Anyway, once I made up these lists, and prioritized things a bit, I’d take one task from each category and lump them all together as a group. The idea was that I couldn’t move on to another “triplet” until I’d finished all the tasks in the current one, but I could do any of the current triplet of tasks in any order. It helped my motivation in two ways… I’d look forward to being able to work on the next ‘fun’ task, and then when I was done, I had a slightly cooler game to show for it.

That worked until I ran out of the fun and cool tasks. 🙂

I’m not entirely sure of the best approach to maintaining enthusiasm for an entire project, or even if that’s possible. Even for the coolest, most amazing game ever, there’s going to be a lot of butt-in-chair time that really just comes down to loving what you are doing and having the internal motivation to plow through some of the grunt work. But I think the lack of enthusiasm may be a huge reason why many game projects “stall out” before completion.

While there is no such thing as a “silver bullet” in game development to solve all the woes and difficulties, I think that variations on Rachel Aaron’s triangle may at least help us optimize so we’re not under-performing.


Filed Under: Production, Writing - Comments: 3 Comments to Read

  • Ayrik said,

    Thanks for the informative and useful post!

    I do almost all of my side-project work on the train, to and from work.
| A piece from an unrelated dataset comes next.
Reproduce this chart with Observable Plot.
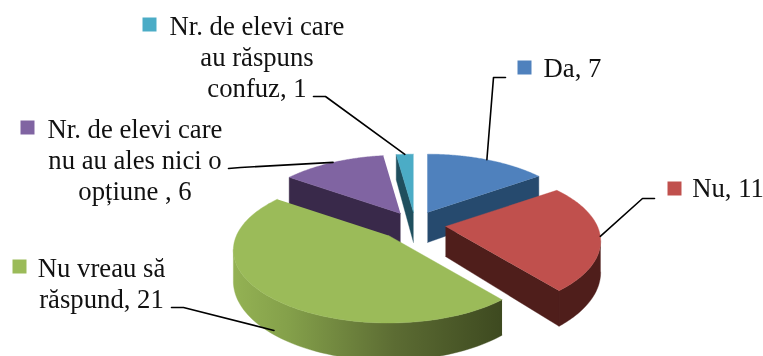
<!DOCTYPE html>
<html>
<head>
<meta charset="utf-8">
<style>html,body{margin:0;padding:0;background:#fff}svg{display:block}</style>
<script src="https://cdn.jsdelivr.net/npm/d3@7"></script>
<script src="https://cdn.jsdelivr.net/npm/@observablehq/plot@0.6"></script>
</head>
<body>
<div id="chart"></div>
<script>
// Data, in pie order (clockwise from the top)
const categories = ["Da", "Nu", "Nu vreau să\nrăspund", "Nr. de elevi care\nnu au ales nici o\nopțiune ", "Nr. de elevi care\nau răspuns\nconfuz"];
const values = [7, 11, 21, 6, 1];

// Styles
const topColors = ["#4f81bd", "#c0504d", "#9bbb59", "#8064a2", "#4bacc6"];
const sideColors = ["#264a6e", "#4f1e1b", "url(#greenRim)", "#39294a", "#1f4f5e"];

// Layout: exploded apex of every slice, label anchors, swatches, leader elbows
const apexes = [[427, 212], [445, 226], [388, 235], [400, 213], [413, 212]];
const labelAnchors = [[572, 67], [727.5, 187], [101, 282], [134.5, 159], [256.5, 56]];
const swatches = [[524, 67], [674, 188], [19, 266], [27, 127], [149, 24]];
const elbows = [
  [[505, 77], [493, 77]],
  [[654, 198], [642, 198]],
  [[171, 307], [183, 307]],
  [[228, 168], [240, 167]],
  [[313, 96], [325, 96]]
];
const paintOrder = [4, 3, 0, 1, 2];
const R = 152, RY = 70, K = 0.2, H = 30, FONT = 26.7;

// Pie layout and projection of the tilted disc
const arcs = d3.pie().sort(null).startAngle(0).endAngle(2 * Math.PI)(values);
const project = (i, a, r = 1) => {
  const X = r * Math.sin(a), Y = -r * Math.cos(a), s = 1 / (1 - K * Y);
  return {x: apexes[i][0] + X * R * s, y: apexes[i][1] + Y * RY * s, s};
};
const arcPoints = (i, a0, a1) => d3.range(0, 97).map(k => project(i, a0 + (a1 - a0) * k / 96));
const drop = p => ({x: p.x, y: p.y + H * p.s});
const wall = (i, a) => {
  const o = project(i, a, 0), e = project(i, a);
  return [o, e, drop(e), drop(o)];
};

// Faces drawn back to front
const faces = [];
for (const i of paintOrder) {
  const {startAngle: a0, endAngle: a1} = arcs[i];
  const rim = arcPoints(i, a0, a1);
  // visible rim: the part of the arc that runs leftwards on screen
  let run = [];
  const flush = () => {
    if (run.length > 1) faces.push({pts: [...run, ...run.slice().reverse().map(drop)], fill: sideColors[i]});
    run = [];
  };
  rim.forEach((p, k) => {
    const q = rim[k + 1];
    if (q && q.x < p.x) { if (!run.length) run.push(p); run.push(q); } else flush();
  });
  flush();
  const o = project(i, a0, 0);
  if (project(i, a0).x < o.x - 0.01) faces.push({pts: wall(i, a0), fill: sideColors[i]});
  if (project(i, a1).x > o.x + 0.01) faces.push({pts: wall(i, a1), fill: sideColors[i]});
  faces.push({pts: [o, ...rim], fill: topColors[i]});
}

// Leader lines end on the rim at the slice's mid angle
const leaders = values.map((_, i) => {
  const p = project(i, (arcs[i].startAngle + arcs[i].endAngle) / 2);
  const end = i === 2 ? {x: p.x + 7, y: p.y + 35} : p;
  return [...elbows[i].map(([x, y]) => ({x, y})), end];
});

const labels = categories.map((c, i) => ({
  text: `${c}, ${values[i]}`, x: labelAnchors[i][0], y: labelAnchors[i][1]
}));
const swatchRows = swatches.map(([x, y], i) => ({x, y, fill: topColors[i]}));

const gradient = () => {
  const ns = "http://www.w3.org/2000/svg";
  const g = document.createElementNS(ns, "linearGradient");
  g.setAttribute("id", "greenRim");
  g.setAttribute("gradientUnits", "userSpaceOnUse");
  g.setAttribute("x1", 235); g.setAttribute("x2", 500);
  g.setAttribute("y1", 0); g.setAttribute("y2", 0);
  [[0, "#93b153"], [0.2, "#84a04a"], [0.6, "#5c6c33"], [1, "#3e4a20"]].forEach(([o, c]) => {
    const s = document.createElementNS(ns, "stop");
    s.setAttribute("offset", o); s.setAttribute("stop-color", c);
    g.appendChild(s);
  });
  const d = document.createElementNS(ns, "defs");
  d.appendChild(g);
  return d;
};

const chart = Plot.plot({
  width: 763, height: 356,
  margin: 0,
  x: {domain: [0, 763], range: [0, 763], axis: null},
  y: {domain: [0, 356], range: [0, 356], axis: null},
  style: {background: "#fff", filter: "blur(0.35px)"},
  marks: [
    gradient,
    ...faces.map(f => Plot.line(f.pts, {x: "x", y: "y", fill: f.fill, stroke: f.fill, strokeWidth: 0.4})),
    ...leaders.map(l => Plot.line(l, {x: "x", y: "y", stroke: "#000", strokeWidth: 1.6})),
    Plot.dot(swatchRows, {x: "x", y: "y", symbol: "square", r: 7.9, fill: d => d.fill, stroke: "none"}),
    Plot.text(labels, {
      x: "x", y: "y", text: "text", textAnchor: "middle", lineAnchor: "middle",
      lineHeight: 31 / FONT, fontSize: FONT, fontFamily: "Liberation Serif", fill: "#111"
    })
  ]
});
document.getElementById("chart").appendChild(chart);
</script>
</body>
</html>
So I have about 48 minutes of development time, twice a day. Those 48 minutes become absolutely critical, and you can be productive in that time with a few adjustments. It being a critical time, gives yourself a bit more pressure and forces you to plan ahead better and split your tasks into smaller chunks. It actually works really well for me (especially since the train WiFi is garbage) most days and I can be productive. The worst part is, if I just don’t feel like doing anything for that time slot, I lose 10% of my dev time that week. That pressure can motivate me to work harder and faster than if I knew I had 4 hours to take it slow. Another thing that sucks is that you get in the zone and then your stop is next 🙁 total bummer.

    Anyway, my point is: Sometimes you have to work with what you’ve got and make the best of it. And like you said, there is no silver bullet, and what works for me may not work for someone else.

    P.S. I love how you intermingle game development and writing. 🙂

  • Maklak said,

    Offtopic: Rampant Coyote, I’m wondering if you have this problem too. https://www.youtube.com/watch?v=NbQkf10LBnA

  • Rampant Coyote said,

    I have, at times. But not at the moment. Which probably doesn’t bode well for the game’s release. Good thing I’m not ready to release RIGHT NOW, I guess.